Industry has been clamouring for holding off another rate hike, saying that further monetary tightening would affect capacity building and output.
Industry has been clamouring for holding off another rate hike, saying that further monetary tightening would affect capacity building and output.
In a letter to the RBI Governor, chairman of the corporate finance committee of FICCI, Udayan Bose, said: "This is largely a problem arising out of demand supply mismatch; any move to control such inflation through monetary moves has been futile. On the contrary, aggressive monetary tightening is having an adverse bearing on economic and industrial growth of the country," he added.
The RBI had hiked the repo rate by 50 basis points on May 3 to 7.25 percent and said that henceforth, the reverse-repo rate would always be pegged at 100 basis points below it. This was the ninth time in 15 months that the policy rates were raised.
Most analysts expect at least a 25 basis point hike in the repo this time around.
The latest data released Tuesday by the commerce and industry ministry showed inflation, as measured by the wholesale price index, at 9.06 percent in May, much higher than 8.66 percent in the previous month.
The inflation figures for March were revised upwards to 9.68 percent from the previously estimated 9.04 percent.
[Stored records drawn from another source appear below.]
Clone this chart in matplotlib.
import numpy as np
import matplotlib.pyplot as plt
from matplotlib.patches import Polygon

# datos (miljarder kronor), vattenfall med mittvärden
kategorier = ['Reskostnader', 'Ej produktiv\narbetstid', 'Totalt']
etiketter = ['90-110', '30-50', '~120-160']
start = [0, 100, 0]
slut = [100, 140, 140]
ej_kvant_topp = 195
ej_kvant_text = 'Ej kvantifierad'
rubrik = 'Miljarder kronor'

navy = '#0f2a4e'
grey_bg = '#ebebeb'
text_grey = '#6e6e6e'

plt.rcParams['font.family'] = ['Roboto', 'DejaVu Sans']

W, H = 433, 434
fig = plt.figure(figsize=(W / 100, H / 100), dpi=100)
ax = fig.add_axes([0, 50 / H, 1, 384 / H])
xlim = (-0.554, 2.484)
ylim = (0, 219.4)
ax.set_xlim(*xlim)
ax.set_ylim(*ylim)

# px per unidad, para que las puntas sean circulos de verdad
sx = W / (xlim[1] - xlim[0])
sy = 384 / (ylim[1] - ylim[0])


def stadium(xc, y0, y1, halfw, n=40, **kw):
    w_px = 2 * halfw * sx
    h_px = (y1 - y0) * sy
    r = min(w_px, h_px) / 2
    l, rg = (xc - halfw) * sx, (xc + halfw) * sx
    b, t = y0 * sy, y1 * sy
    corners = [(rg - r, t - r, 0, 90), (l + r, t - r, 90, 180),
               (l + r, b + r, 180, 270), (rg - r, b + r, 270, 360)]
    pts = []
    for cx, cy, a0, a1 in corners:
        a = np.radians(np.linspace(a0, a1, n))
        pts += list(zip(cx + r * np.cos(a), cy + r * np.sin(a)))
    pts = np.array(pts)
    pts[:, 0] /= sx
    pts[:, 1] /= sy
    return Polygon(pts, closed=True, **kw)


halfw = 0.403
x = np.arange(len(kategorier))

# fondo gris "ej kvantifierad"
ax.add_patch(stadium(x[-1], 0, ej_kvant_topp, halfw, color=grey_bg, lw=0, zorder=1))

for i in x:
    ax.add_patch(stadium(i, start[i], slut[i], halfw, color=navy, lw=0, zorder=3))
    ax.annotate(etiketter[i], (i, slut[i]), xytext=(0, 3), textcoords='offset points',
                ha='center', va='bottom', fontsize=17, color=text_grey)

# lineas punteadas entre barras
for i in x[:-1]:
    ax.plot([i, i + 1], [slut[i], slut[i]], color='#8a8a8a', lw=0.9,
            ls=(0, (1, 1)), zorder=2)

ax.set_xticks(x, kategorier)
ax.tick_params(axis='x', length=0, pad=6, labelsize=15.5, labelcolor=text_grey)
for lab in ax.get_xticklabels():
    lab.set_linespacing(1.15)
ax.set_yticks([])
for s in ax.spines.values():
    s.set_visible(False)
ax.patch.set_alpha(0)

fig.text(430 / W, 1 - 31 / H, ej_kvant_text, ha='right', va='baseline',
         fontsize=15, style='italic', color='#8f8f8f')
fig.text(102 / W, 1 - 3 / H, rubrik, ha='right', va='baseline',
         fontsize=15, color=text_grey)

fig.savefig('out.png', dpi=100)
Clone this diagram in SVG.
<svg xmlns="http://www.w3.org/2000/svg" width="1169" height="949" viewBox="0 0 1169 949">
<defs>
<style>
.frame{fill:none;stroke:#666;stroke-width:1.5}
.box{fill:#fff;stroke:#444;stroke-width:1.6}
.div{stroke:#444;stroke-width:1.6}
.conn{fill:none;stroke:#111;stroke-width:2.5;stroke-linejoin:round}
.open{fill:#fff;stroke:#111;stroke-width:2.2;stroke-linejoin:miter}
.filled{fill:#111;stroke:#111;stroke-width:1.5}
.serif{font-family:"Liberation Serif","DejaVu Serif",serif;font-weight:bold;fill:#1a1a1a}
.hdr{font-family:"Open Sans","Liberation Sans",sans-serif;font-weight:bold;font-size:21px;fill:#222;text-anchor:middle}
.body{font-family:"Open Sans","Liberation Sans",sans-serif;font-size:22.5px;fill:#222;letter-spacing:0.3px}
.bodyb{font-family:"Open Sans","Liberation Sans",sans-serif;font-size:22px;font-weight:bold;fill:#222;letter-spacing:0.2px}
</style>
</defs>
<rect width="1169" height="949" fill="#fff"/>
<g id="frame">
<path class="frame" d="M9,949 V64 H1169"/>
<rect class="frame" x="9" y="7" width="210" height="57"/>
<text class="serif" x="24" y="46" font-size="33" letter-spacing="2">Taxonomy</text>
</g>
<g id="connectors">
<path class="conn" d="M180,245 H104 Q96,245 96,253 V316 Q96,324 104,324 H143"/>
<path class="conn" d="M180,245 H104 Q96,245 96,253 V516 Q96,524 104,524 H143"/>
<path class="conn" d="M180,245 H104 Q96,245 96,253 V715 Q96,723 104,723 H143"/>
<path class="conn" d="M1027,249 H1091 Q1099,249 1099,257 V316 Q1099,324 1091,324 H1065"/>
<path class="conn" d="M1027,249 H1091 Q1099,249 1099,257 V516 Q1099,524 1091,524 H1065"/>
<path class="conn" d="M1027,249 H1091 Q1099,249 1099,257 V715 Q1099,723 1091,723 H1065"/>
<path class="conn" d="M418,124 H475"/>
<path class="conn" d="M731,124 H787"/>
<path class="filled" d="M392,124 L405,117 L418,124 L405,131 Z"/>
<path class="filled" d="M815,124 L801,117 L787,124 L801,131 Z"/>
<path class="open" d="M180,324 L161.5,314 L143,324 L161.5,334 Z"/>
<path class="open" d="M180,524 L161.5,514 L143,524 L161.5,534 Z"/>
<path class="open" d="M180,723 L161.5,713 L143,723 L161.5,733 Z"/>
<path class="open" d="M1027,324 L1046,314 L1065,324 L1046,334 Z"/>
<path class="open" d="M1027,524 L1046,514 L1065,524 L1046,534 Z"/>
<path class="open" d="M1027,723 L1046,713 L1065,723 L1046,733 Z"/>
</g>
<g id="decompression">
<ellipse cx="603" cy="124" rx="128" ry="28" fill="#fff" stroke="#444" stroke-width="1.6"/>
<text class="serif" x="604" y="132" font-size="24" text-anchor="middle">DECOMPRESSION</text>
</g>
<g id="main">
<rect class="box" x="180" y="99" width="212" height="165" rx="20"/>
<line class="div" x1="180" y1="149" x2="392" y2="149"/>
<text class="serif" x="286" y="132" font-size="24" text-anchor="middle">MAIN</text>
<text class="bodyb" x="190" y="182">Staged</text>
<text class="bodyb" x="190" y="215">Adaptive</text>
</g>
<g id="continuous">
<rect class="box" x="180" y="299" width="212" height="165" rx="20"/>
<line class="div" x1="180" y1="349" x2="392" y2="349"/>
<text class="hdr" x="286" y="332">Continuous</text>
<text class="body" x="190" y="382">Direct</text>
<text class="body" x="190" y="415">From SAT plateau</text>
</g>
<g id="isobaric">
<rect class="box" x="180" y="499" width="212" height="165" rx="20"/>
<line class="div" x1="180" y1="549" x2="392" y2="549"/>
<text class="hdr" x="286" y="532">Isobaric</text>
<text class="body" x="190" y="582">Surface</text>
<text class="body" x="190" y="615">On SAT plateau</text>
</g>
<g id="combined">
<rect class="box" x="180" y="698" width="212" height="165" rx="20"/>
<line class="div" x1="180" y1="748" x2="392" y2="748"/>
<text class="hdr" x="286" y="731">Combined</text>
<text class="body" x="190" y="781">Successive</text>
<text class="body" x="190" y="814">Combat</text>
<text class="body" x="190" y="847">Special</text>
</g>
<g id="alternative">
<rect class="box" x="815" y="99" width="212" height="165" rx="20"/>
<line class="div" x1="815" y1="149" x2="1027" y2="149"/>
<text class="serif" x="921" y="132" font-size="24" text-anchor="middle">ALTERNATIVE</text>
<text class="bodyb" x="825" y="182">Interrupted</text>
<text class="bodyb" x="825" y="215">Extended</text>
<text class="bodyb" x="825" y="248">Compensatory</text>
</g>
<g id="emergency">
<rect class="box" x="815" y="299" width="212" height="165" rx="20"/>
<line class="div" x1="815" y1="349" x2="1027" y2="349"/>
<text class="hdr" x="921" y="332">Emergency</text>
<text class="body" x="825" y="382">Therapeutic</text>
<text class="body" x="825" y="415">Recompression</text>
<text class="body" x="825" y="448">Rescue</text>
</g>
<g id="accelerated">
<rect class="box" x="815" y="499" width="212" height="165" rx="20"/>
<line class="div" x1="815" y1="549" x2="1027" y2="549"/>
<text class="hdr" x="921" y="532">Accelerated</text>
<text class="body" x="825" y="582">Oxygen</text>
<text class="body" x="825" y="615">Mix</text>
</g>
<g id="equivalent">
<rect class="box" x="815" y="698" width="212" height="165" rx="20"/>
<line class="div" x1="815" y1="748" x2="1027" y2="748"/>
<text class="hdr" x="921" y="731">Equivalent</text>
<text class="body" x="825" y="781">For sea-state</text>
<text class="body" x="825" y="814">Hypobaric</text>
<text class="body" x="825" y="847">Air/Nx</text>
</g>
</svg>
Urging the RBI to not hike rates again, FICCI said: "Inflation is no longer confined to food articles alone and has become more generalised. However, the inflationary pressure emanating from manufactured products has less to do with demand side pressures and is largely the result of rising input costs. And for addressing this, we need creation of more capacities in all segments encompassing industrial raw materials."
"Unfortunately, a tight monetary policy also hits at this very objective - limiting capacity addition at a time we need it most."